Mr. Ungar may believe that all this will magically change with the government fully in control of medical care, but like the Santorums, I don’t buy it for a second. The same government that denies the humanity of the child in the womb will deny the dignity and worth of the disabled, the elderly, and anyone else whose “quality of life” is deemed too low to merit expensive care. With a limited pool of resources and bureaucrats interested in the bottom line — not the dignity of the human person — people will certainly be assessed according to their worth using a cost/benefit scale.
(While we’re on the subject of allowing people to die because they’re not useful to society, what about Terri Schaivo, Mr. Ungar? Actually, in her case, we didn’t allow her to die — we killed her. The people in charge of her “care” actually starved her to death. Surely you’d agree with me that killing Terri that way was utterly despicable. She was a human being, right? I mean, she wasn’t a baby, so there can’t be any question about her humanness. But she was disabled, so maybe I’m wrong there. Do we consider the disabled to be a little less human than the rest of us? No — that would be despicable.)
As it is, most children like Bella don’t make it out of the womb. The majority of babies found to have Trisomy 18 or Down Syndrome are aborted, often at the arm-twisting of medical professionals who make doom-and-gloom proclamations that the genetic condition is “incompatible with life” — the very words spoken to the Santorums about Bella.
Rick Santorum is absolutely correct to point out that more prenatal testing, as Obama’s mandate prescribes, will lead to even more babies being killed in the womb when their “defects” are discovered. A few prenatal tests can save the system a boatload of cash by eliminating expensive, disabled children. Back up a step further and it’ll save even more money, says the White House: “Covering contraception is cost neutral since it saves money by keeping women healthy and preventing spending on other health services.”
“Other health services”? That’s code for pregnancy, prenatal care, and childbirth. Like I’ve said before, caring for a pregnant woman is expensive. Contraception is much cheaper. Besides, according to Obama’s top science advisor, John Holdren, the United States government has a “responsibility to halt the growth of the American population.”

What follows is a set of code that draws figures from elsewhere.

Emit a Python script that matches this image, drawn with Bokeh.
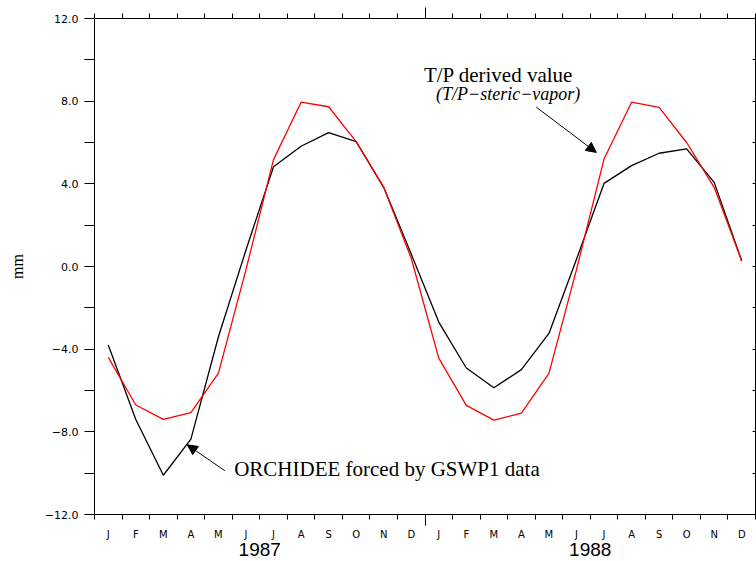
from bokeh.plotting import figure
from bokeh.models import Range1d, FixedTicker, LinearAxis, Arrow, NormalHead, ColumnDataSource
from bokeh.core.properties import value
from bokeh.embed import file_html
from bokeh.resources import INLINE

# ---- data ----
months = ["J", "F", "M", "A", "M", "J", "J", "A", "S", "O", "N", "D",
          "J", "F", "M", "A", "M", "J", "J", "A", "S", "O", "N", "D"]
years = ["1987", "1988"]
orchidee = [-3.8, -7.4, -10.1, -8.35, -3.4, 0.8, 4.83, 5.82, 6.48, 6.04, 3.83, 0.6,
            -2.69, -4.91, -5.87, -4.99, -3.24, 0.35, 4.02, 4.88, 5.48, 5.69, 4.07, 0.27]
tp_derived = [-4.4, -6.7, -7.4, -7.07, -5.16, -0.15, 5.17, 7.95, 7.73, 6.04, 3.83, 0.4,
              -4.43, -6.72, -7.43, -7.1, -5.17, -0.15, 5.2, 7.95, 7.7, 6.0, 3.83, 0.27]
ytick_vals = [-12, -8, -4, 0, 4, 8, 12]
ytick_labels = ["\u221212.0", "\u22128.0", "\u22124.0", "0.0", "4.0", "8.0", "12.0"]
yminor_vals = [-10, -6, -2, 2, 6, 10]

n = len(months)
xc = [i + 0.5 for i in range(n)]          # month centres
bounds = list(range(n + 1))                # month boundaries
year_centres = [6, 18]
year_break = [12]

src = ColumnDataSource(dict(x=xc, orch=orchidee, tp=tp_derived))

p = figure(width=756, height=561, x_range=Range1d(0, 24), y_range=Range1d(-12, 12),
           output_backend="svg", toolbar_location=None,
           x_axis_location=None, y_axis_location=None,
           min_border_left=94, min_border_right=1, min_border_top=18, min_border_bottom=47)
p.outline_line_color = None
p.background_fill_color = "white"
p.border_fill_color = "white"
p.xgrid.visible = False
p.ygrid.visible = False
for r in list(p.center):
    r.visible = False

# left axis
yl = LinearAxis(ticker=FixedTicker(ticks=ytick_vals, minor_ticks=yminor_vals),
                major_label_overrides=dict(zip(ytick_vals, ytick_labels)),
                axis_label="mm", axis_label_text_font="Liberation Serif",
                axis_label_text_font_size="16px", axis_label_text_font_style="normal",
                axis_label_text_color="black",
                axis_label_standoff=16,
                major_label_text_font="DejaVu Sans", major_label_text_font_size="11px",
                major_label_text_color="black",
                major_label_standoff=6,
                major_tick_out=10, major_tick_in=0, minor_tick_out=10, minor_tick_in=0,
                axis_line_color="black", major_tick_line_color="black", minor_tick_line_color="black")
p.add_layout(yl, "left")

# right axis
yr = LinearAxis(ticker=FixedTicker(ticks=ytick_vals, minor_ticks=yminor_vals),
                major_label_text_font_size="0px", major_label_text_alpha=0,
                major_label_standoff=0,
                major_tick_out=0, major_tick_in=3, minor_tick_out=0, minor_tick_in=3,
                axis_line_color="black")
p.add_layout(yr, "right")

# top axis
xt = LinearAxis(ticker=FixedTicker(ticks=year_break, minor_ticks=bounds),
                major_label_text_font_size="0px", major_label_text_alpha=0,
                major_label_standoff=0,
                major_tick_out=11, major_tick_in=0, minor_tick_out=5, minor_tick_in=0,
                axis_line_color="black")
p.add_layout(xt, "above")

# bottom: ticks
xa = LinearAxis(ticker=FixedTicker(ticks=year_break, minor_ticks=bounds),
                major_label_text_font_size="0px", major_label_text_alpha=0,
                major_label_standoff=0,
                major_tick_out=11, major_tick_in=0, minor_tick_out=5, minor_tick_in=0,
                axis_line_color="black")
p.add_layout(xa, "below")

# bottom: month letters
xb = LinearAxis(ticker=FixedTicker(ticks=xc, minor_ticks=[]),
                major_label_overrides=dict(zip(xc, months)),
                major_label_text_font="DejaVu Sans", major_label_text_font_size="10px",
                major_label_text_color="black",
                major_label_standoff=3,
                major_tick_out=0, major_tick_in=0, minor_tick_out=0, minor_tick_in=0,
                axis_line_color=None, major_tick_line_color=None, minor_tick_line_color=None)
p.add_layout(xb, "below")

# bottom: years
xy = LinearAxis(ticker=FixedTicker(ticks=year_centres, minor_ticks=[]),
                major_label_overrides=dict(zip(year_centres, years)),
                major_label_text_font="Liberation Sans", major_label_text_font_size="19px",
                major_label_text_color="black",
                major_label_standoff=0,
                major_tick_out=0, major_tick_in=0, minor_tick_out=0, minor_tick_in=0,
                axis_line_color=None, major_tick_line_color=None, minor_tick_line_color=None)
p.add_layout(xy, "below")

# data lines
p.line("x", "orch", source=src, line_color="black", line_width=1.3)
p.line("x", "tp", source=src, line_color="#ff0000", line_width=1.3)

# annotations
SERIF = value("Liberation Serif")
p.text(x=[11.96], y=[9.28], text=["T/P derived value"], text_font=SERIF,
       text_font_size="21px", text_baseline="alphabetic", text_align="left", text_color="black")
p.text(x=[12.4], y=[8.36], text=["(T/P\u2212steric\u2212vapor)"], text_font=SERIF,
       text_font_size="18px", text_font_style="italic", text_baseline="alphabetic",
       text_align="left", text_color="black")
p.text(x=[5.07], y=[-9.8], text=["ORCHIDEE forced by GSWP1 data"], text_font=SERIF,
       text_font_size="21px", text_baseline="alphabetic", text_align="left", text_color="black")

p.add_layout(Arrow(end=NormalHead(size=10, fill_color="black", line_color="black"),
                   x_start=16.04, y_start=7.71, x_end=18.22, y_end=5.52,
                   line_color="black", line_width=1))
p.add_layout(Arrow(end=NormalHead(size=10, fill_color="black", line_color="black"),
                   x_start=4.73, y_start=-9.88, x_end=3.37, y_end=-8.63,
                   line_color="black", line_width=1))

open("out.html", "w").write(file_html(p, INLINE))
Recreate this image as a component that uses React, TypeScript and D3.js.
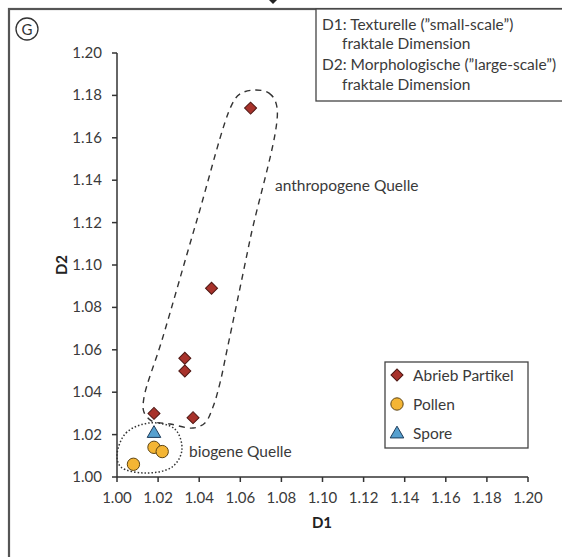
import React from 'react';
import * as d3 from 'd3';

// values
const abriebD1 = [1.065, 1.046, 1.033, 1.033, 1.018, 1.037];
const abriebD2 = [1.174, 1.089, 1.056, 1.050, 1.030, 1.028];
const pollenD1 = [1.008, 1.018, 1.022];
const pollenD2 = [1.006, 1.014, 1.012];
const sporeD1 = [1.018];
const sporeD2 = [1.021];

const ticks = [1.0, 1.02, 1.04, 1.06, 1.08, 1.1, 1.12, 1.14, 1.16, 1.18, 1.2];

// hand-drawn outlines (data coordinates)
const anthroOutline: [number, number][] = [
  [1.0662, 1.1825], [1.074, 1.1811], [1.0779, 1.1741], [1.0647, 1.1118],
  [1.0535, 1.0597], [1.0501, 1.0443], [1.0467, 1.033], [1.0428, 1.0255],
  [1.037, 1.0231], [1.0258, 1.025], [1.017, 1.0264], [1.0131, 1.0307],
  [1.0131, 1.0373], [1.0219, 1.0646], [1.0389, 1.1212], [1.056, 1.1759],
  [1.0599, 1.1807],
];
const bioOutline: [number, number][] = [
  [1.0, 1.0104], [1.0044, 1.0208], [1.016, 1.0255], [1.0282, 1.0226],
  [1.0316, 1.0127], [1.0268, 1.0047], [1.0136, 1.0019], [1.0019, 1.0047],
];

const legendItems = ['Abrieb Partikel', 'Pollen', 'Spore'];

const W = 562, H = 557;
const font = 'Lato, "Open Sans", sans-serif';
const textCol = '#3a3a3a';
const redFill = '#a8322b', redStroke = '#4d1612';
const yelFill = '#f4b534', yelStroke = '#5e4514';
const bluFill = '#56a0cf', bluStroke = '#1d3b5a';

const x = d3.scaleLinear().domain([1.0, 1.2]).range([117, 528]);
const y = d3.scaleLinear().domain([1.0, 1.2]).range([477, 53]);

const diamond = d3.symbol(d3.symbolSquare, 72)()!;
const circle = d3.symbol(d3.symbolCircle, 120)()!;
const triangle = d3.symbol(d3.symbolTriangle, 80)()!;

const outlineLine = d3
  .line<[number, number]>()
  .x(d => x(d[0]))
  .y(d => y(d[1]))
  .curve(d3.curveCatmullRomClosed.alpha(0.5));

export default function App() {
  const abrieb = abriebD1.map((d, i) => [d, abriebD2[i]]);
  const pollen = pollenD1.map((d, i) => [d, pollenD2[i]]);
  const spore = sporeD1.map((d, i) => [d, sporeD2[i]]);

  return (
    <svg width={W} height={H} style={{ position: 'absolute', left: 0, top: 0, background: '#fff' }} fontFamily={font}>
      {/* cut-off bit of the panel above */}
      <path d="M269,0 L277,0 L273,4 Z" fill="#222" />

      {/* panel frame */}
      <rect x={9} y={9} width={W + 20} height={H + 20} fill="none" stroke="#555" strokeWidth={2.2} />

      {/* panel letter */}
      <circle cx={27} cy={29} r={11} fill="none" stroke="#333" strokeWidth={1.3} />
      <text x={27} y={34.5} textAnchor="middle" fontSize={15} fill="#333">G</text>

      {/* info box */}
      <rect x={316} y={9} width={300} height={92} fill="#fff" stroke="#444" strokeWidth={1.3} />
      <g fontSize={15.5} fill={textCol}>
        <text x={322} y={30}>D1: Texturelle (”small-scale”)</text>
        <text x={342} y={49}>fraktale Dimension</text>
        <text x={322} y={70}>D2: Morphologische (”large-scale”)</text>
        <text x={342} y={90}>fraktale Dimension</text>
      </g>

      {/* axes */}
      <g stroke="#333" strokeWidth={1.5}>
        <line x1={x(1.0)} x2={x(1.2)} y1={y(1.0)} y2={y(1.0)} />
        <line x1={x(1.0)} x2={x(1.0)} y1={y(1.0)} y2={y(1.2)} />
        {ticks.map(t => (
          <line key={'xt' + t} x1={x(t)} x2={x(t)} y1={y(1.0)} y2={y(1.0) + 5} />
        ))}
        {ticks.map(t => (
          <line key={'yt' + t} x1={x(1.0) - 5} x2={x(1.0)} y1={y(t)} y2={y(t)} />
        ))}
      </g>
      <g fontSize={15} fill={textCol}>
        {ticks.map(t => (
          <text key={'xl' + t} x={x(t)} y={y(1.0) + 26} textAnchor="middle">{t.toFixed(2)}</text>
        ))}
        {ticks.map(t => (
          <text key={'yl' + t} x={x(1.0) - 15} y={y(t) + 5} textAnchor="end">{t.toFixed(2)}</text>
        ))}
      </g>
      <text x={322} y={528} textAnchor="middle" fontSize={15} fontWeight="bold" fill="#222">D1</text>
      <text transform={`translate(67,${y(1.1)}) rotate(-90)`} textAnchor="middle" fontSize={15} fontWeight="bold" fill="#222">D2</text>

      {/* group outlines */}
      <path d={outlineLine(anthroOutline)!} fill="none" stroke="#333" strokeWidth={1.4} strokeDasharray="6 5" />
      <path d={outlineLine(bioOutline)!} fill="none" stroke="#333" strokeWidth={1.5} strokeDasharray="1.5 2" />
      <text x={275} y={191} fontSize={15.5} fill={textCol}>anthropogene Quelle</text>
      <text x={189} y={457} fontSize={15.5} fill={textCol}>biogene Quelle</text>

      {/* points */}
      {abrieb.map((d, i) => (
        <path key={'a' + i} d={diamond} transform={`translate(${x(d[0])},${y(d[1])}) rotate(45)`} fill={redFill} stroke={redStroke} strokeWidth={1} />
      ))}
      {pollen.map((d, i) => (
        <path key={'p' + i} d={circle} transform={`translate(${x(d[0])},${y(d[1])})`} fill={yelFill} stroke={yelStroke} strokeWidth={1} />
      ))}
      {spore.map((d, i) => (
        <path key={'s' + i} d={triangle} transform={`translate(${x(d[0])},${y(d[1]) + 1})`} fill={bluFill} stroke={bluStroke} strokeWidth={1} />
      ))}

      {/* legend */}
      <rect x={385} y={362} width={143} height={86} fill="#fff" stroke="#444" strokeWidth={1.3} />
      {legendItems.map((name, i) => {
        const cy = 375 + i * 29;
        const sym = i === 0 ? diamond : i === 1 ? circle : triangle;
        const fill = i === 0 ? redFill : i === 1 ? yelFill : bluFill;
        const stroke = i === 0 ? redStroke : i === 1 ? yelStroke : bluStroke;
        return (
          <g key={name}>
            <path d={sym} transform={`translate(397,${cy + (i === 2 ? 1 : 0)})${i === 0 ? ' rotate(45)' : ''}`} fill={fill} stroke={stroke} strokeWidth={1} />
            <text x={413} y={cy + 5.5} fontSize={15.5} fill={textCol}>{name}</text>
          </g>
        );
      })}
    </svg>
  );
}
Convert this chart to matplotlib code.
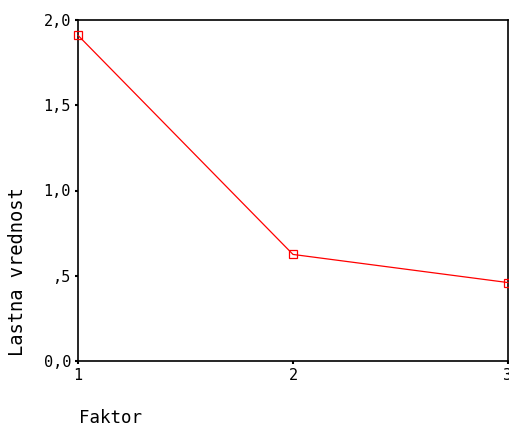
import matplotlib
matplotlib.use("Agg")
import matplotlib.pyplot as plt

factors = [1, 2, 3]
eigenvalues = [1.91, 0.625, 0.46]
y_ticks = [0.0, 0.5, 1.0, 1.5, 2.0]
y_labels = ["0,0", ",5", "1,0", "1,5", "2,0"]

plt.rcParams["font.family"] = "DejaVu Sans Mono"

fig = plt.figure(figsize=(5.1, 4.26), dpi=100)
ax = fig.add_axes([78 / 510, 65 / 426, 430 / 510, 341 / 426])

ax.plot(factors, eigenvalues, color="red", lw=0.9, marker="s", ms=6,
        mfc="none", mec="red", mew=0.9, clip_on=False, zorder=3)

ax.set_xlim(1, 3)
ax.set_ylim(0, 2.0)
ax.set_xticks(factors)
ax.set_xticklabels([str(f) for f in factors])
ax.set_yticks(y_ticks)
ax.set_yticklabels(y_labels)
ax.tick_params(direction="out", length=2, width=1.5, labelsize=11, pad=3)
for s in ax.spines.values():
    s.set_linewidth(1.2)

fig.text(79 / 510, 1 - 418 / 426, "Faktor", fontsize=12.6, ha="left", va="center")
fig.text(18 / 510, 1 - 272 / 426, "Lastna vrednost", fontsize=13.5,
         rotation=90, ha="center", va="center")

fig.savefig("out.png", dpi=100)
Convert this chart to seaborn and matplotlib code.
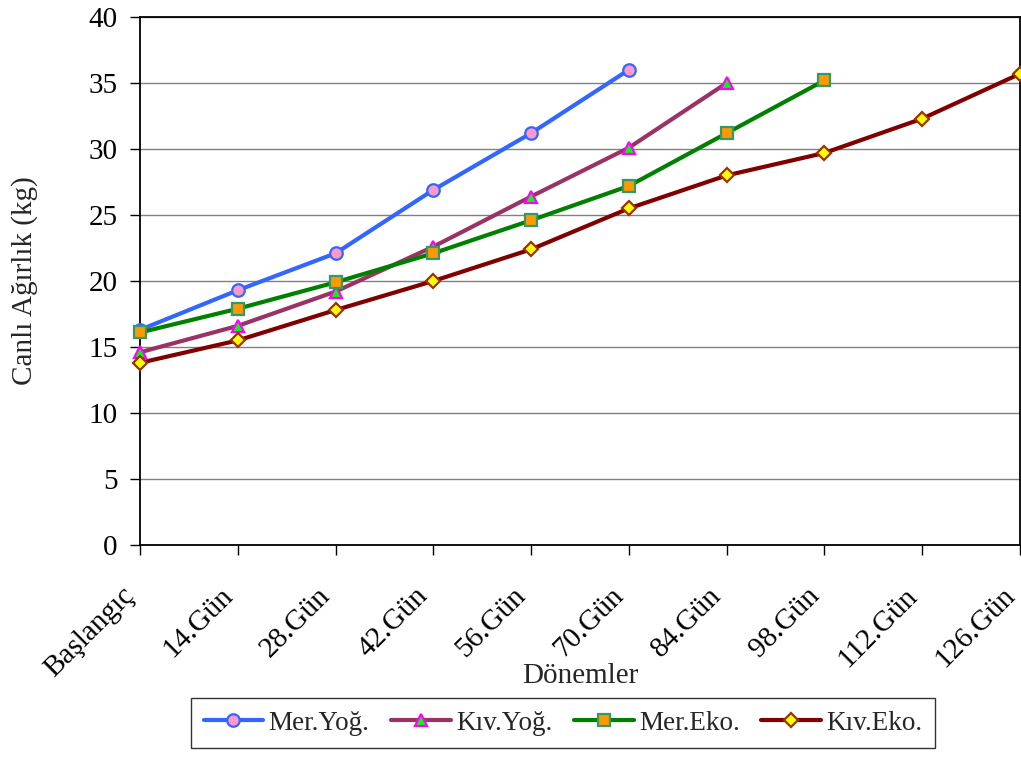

Sorry, Mr. Ungar, but it’s clear to everyone with eyes to see that Obamacare, with all its mandates and edicts, will not serve the dignity of the human person or respect life. We’ll never have health care that honors human life until we as a society honor human life from conception to natural death. We fancy ourselves entitled to kill the tiniest children. We afford ourselves the power to decide who is human and who is not, who is worthy to live and who is not, so we can dispose of the ones we deem not. That’s what is really despicable.